Paul Daniels: Sadly Disappears

Comedians · Speakers · Celebrities · Entertainers

Paul Daniels: Sadly Disappears

 

Paul Daniels was without doubt one of the most accomplished magicians in the world, and certainly one of the most exciting. Add to that a unique comedy patter and you had the complete entertainment performer.

He was a controversial person but deeply respected and admired by fellow magicians. Daniels had worked very hard as an artiste to perfect his craft and was proud of the results. Not a lot. He once told me it took him around ‘300 performances to perfect’ his famous Chop cup routine (as above). Even after his notoriety he was an ever present at worldwide magic conventions, talking to everyone, with a voice often to be heard across an adjacent hall off a joining room.

It was his long running BBC ‘Paul Daniels Magic show’ series (1979 – 1994) the public best knew him for and the hosting of games shows such as ‘Odd One Out’ (1982 – 85), ‘Every Second Counts’ (1986 – 93) and ‘Wipeout’ (1994 – 97) alongside top guest show spots and starring in summer season. Being among the audience at a performance of his own stage West End show, It’s Magic, at the Prince of Wales Theatre, (December 1980 until February 1982) was impressive. At that time, the show was one of the longest-running magic shows ever staged in London. By this point he was already working with his future wife, Debbie McGee, whose role as his assistant would become a major feature of his act. She had first worked with him on his summer season show in Great Yarmouth in 1979 and was once asked by Mrs Merton (1995 Caroline Aherne) ‘What attracted you to the multi-millionaire Paul Daniels’? This sort of banter was taken well by the couple. Their close relationship and Daniels often over bearing personality was highlighted on the fly on the wall documentary ‘When Louis met ..’ (BBC 2001 – Louis Theroux).

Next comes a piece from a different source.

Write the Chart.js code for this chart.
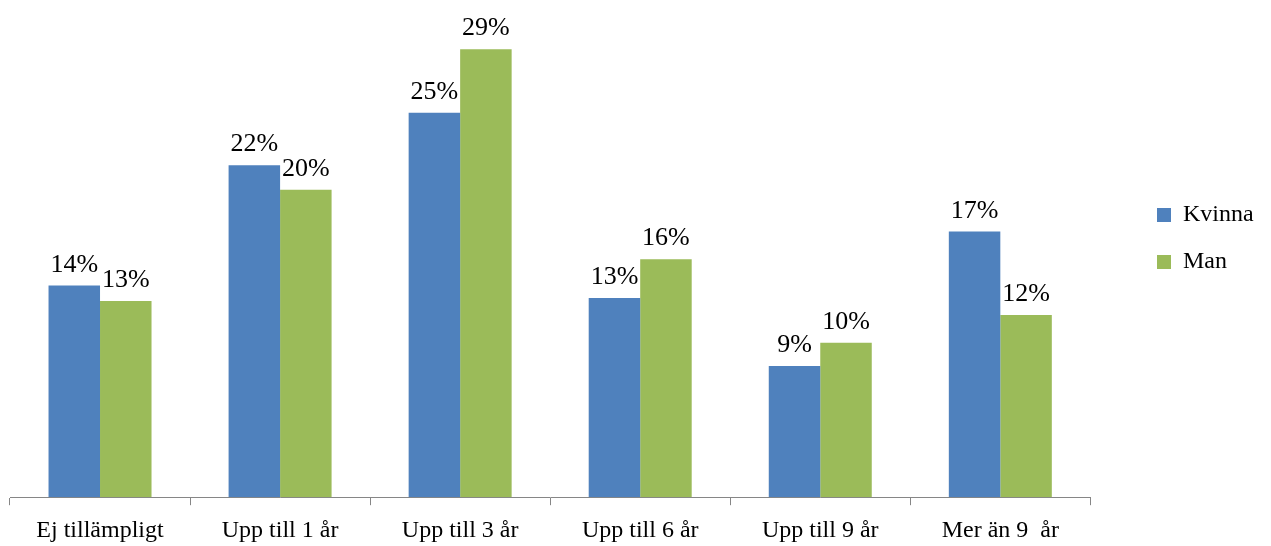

Daniels was essentially a shy man. A little schoolboy who found magic could bring him attention. Motivated to become even better in adulthood, he did away with his mobile grocery business and turned pro, after an impressive performance on the TV programme ‘Opportunity Knocks’ (1970), coming second. To make up for his shyness and with growing success, he often would over talk, became self-important and at worst a major irritant to those around him. His outspoken comments on a range of subjects such as politics, political correctness, current affairs, magic, entertainment, fellow celebrities and the BBC while working for them, did not always endure him to his peers. At TV centre in the early nineties, I was discussing a show format with a high ranking Producer, reading my suggestions for host, Daniels being one, he remarked sharply ‘take his name off .. he won’t be here after his contract runs out’. Three years later he wasn’t.

Paul Daniels must be remembered as a talented and extra ordinary magician that could hold his own with the international best, subsequently one of the best magic acts this country has produced. Rest in peace.